La parabole du Bon Samaritain (Lc 10, 29-37) est la réponse du Seigneur à la question classique d’un « lettré » de son temps : « Qui est mon prochain ? ». Peu à peu en effet, devant le silence prolongé de la prophétie, le peuple élu avait rendu hermétique sa conscience, surtout depuis le retour d’exil, puis les Macchabées. Le « prochain », c’était obligatoirement un juif, et encore, avec des nuances : le pharisien exclut le non-pharisien, l’Essénien cultive la haine des « fils des ténèbres », le rabbin pousse dans la fosse les hérétiques, les renégats, les délateurs. Le discours sur la montagne fait état d’un dicton populaire d’alors, « tu dois aimer ton prochain et haïr ton ennemi » (Mt 5, 43).
Le chemin, désert, entre Jérusalem et Jéricho couvre 27 km, tout en descente. Un tournant y est dénommé Adomim, ce qui veut dire « coupe-gorge ». Le prêtre et le lévite se rendaient sans doute vers Jérusalem. Est-ce pour être « en règle » pour leur service qu’ils devaient éviter de toucher un moribond (Lv. 21, 1 s.) ? Cette interprétation atténuante est peu probable ; le sens obvie est plus sûr : ils ne veulent pas voir, ils refusent la compassion.
Un homme inattendu
Alors apparaît le Samaritain de façon vraiment inattendue, choquante même pour l’auditoire : c’est un métis venu d’un peuple qui, peu de décennies avant, avait souillé le Temple une nuit durant les fêtes pascales avec des ossements humains ! Benoît XVI précise ces détails (Jésus, II, p. 219 s.). La suite dévoile la radicale nouveauté du plan du salut. Le bon Dieu en s’incarnant comme rédempteur, a « retroussé ses manches », prenant une vraie peine à nous sauver tous sans exception : Il s’arrête, Il panse nos plaies, Il nous confie à la Mère Église qui administre les sacrements du salut.

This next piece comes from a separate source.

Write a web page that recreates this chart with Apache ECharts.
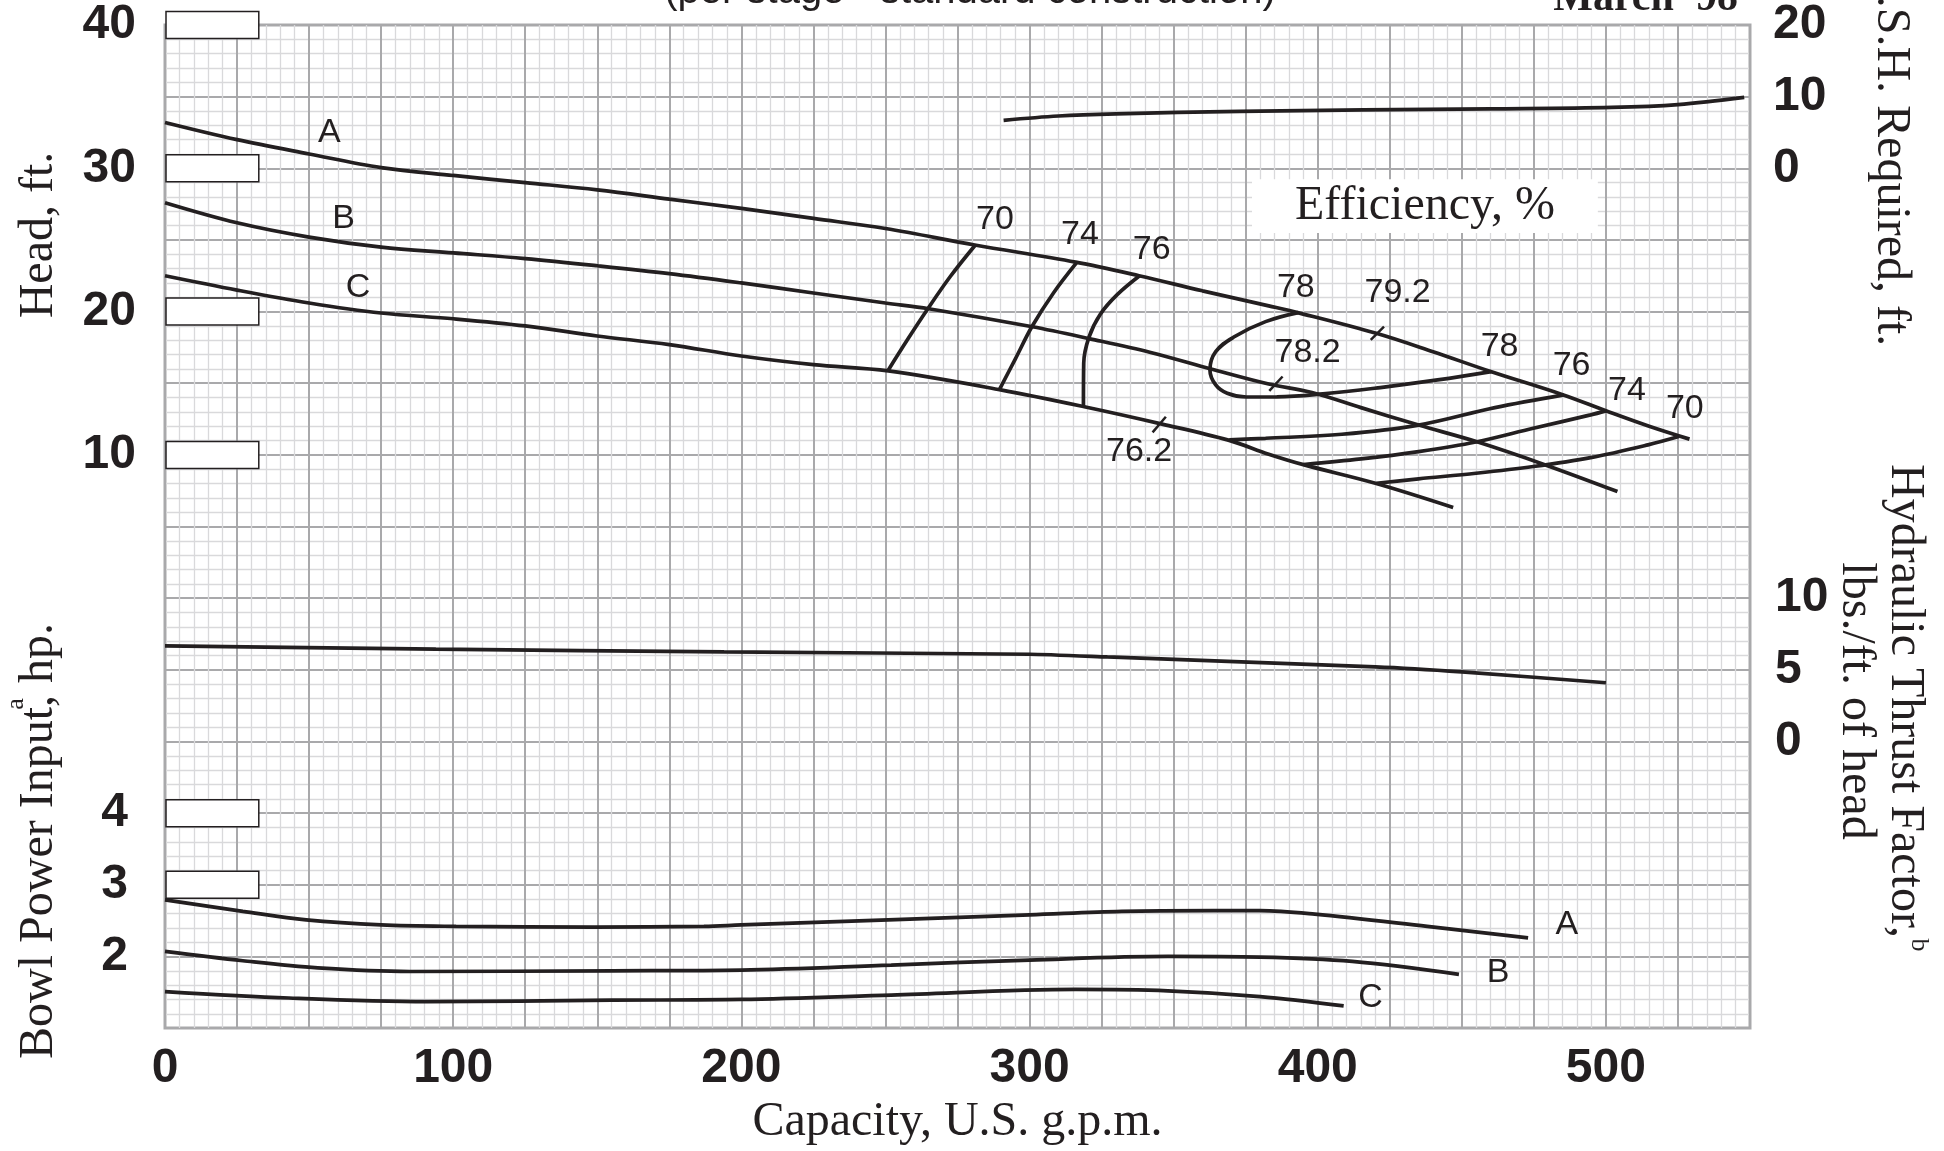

« En célébrant le sacrement de la Pénitence, dit justement le Catéchisme (n° 1465), le prêtre accomplit le ministère du Bon Samaritain qui panse les blessures. Le prêtre est le signe et l’instrument de l’amour miséricordieux de Dieu envers le pécheur. » Ailleurs, il en rapproche la doctrine de saint Paul (n° 1825) : « Le Christ est mort par amour pour nous alors que nous étions encore “ennemis” » (Rm 5,10). « Le Seigneur nous demande d’aimer comme Lui jusqu’à nos ennemis », contredisant donc le dicton populaire (Mt 5, 43 s.), « et de nous faire le prochain du plus lointain ».
Accepter d’être dérangé
Mère Teresa a réactualisé pour notre temps la parabole de façon quasi littérale : elle a débuté en s’arrêtant et soignant avec les moyens de fortune les moribonds dans les rues sales de Calcutta. Quand le Pape François nous envoie aux périphéries vers les pauvres, ce n’est pas pour imiter matériellement et théâtralement ce qui se fait à Calcutta. Il nous envoie plutôt au mystère du prochain inattendu qui se présente de façon imprévue et bouscule nos petits plans. Ne craignons pas d’être dérangé : c’est Dieu qui frappe.
Saint François de Sales parle souvent de la « générosité de l’esprit », qui fait éviter l’attitude impertinente d’un don Quichotte. La générosité pour le prochain en particulier doit plutôt fuir ce panache qui sonne faux aux yeux de Dieu. Le lettré de la parabole cherche une solution tangible, palpable à son problème moral. Le Seigneur ne le flatte pas, Il le renvoie au B-A BA qui permet de marcher dans la voie des commandements de Dieu. Puis la parabole montre que la charité de l’âme généreuse est « comme la sangsue », qui selon l’Écriture dit : « Jamais assez » (Pr. 30,15). Prévoyant tout, jusqu’à l’avance à payer à l’aubergiste, elle pense n’avoir fait que son simple devoir, sans retour sur elle-même.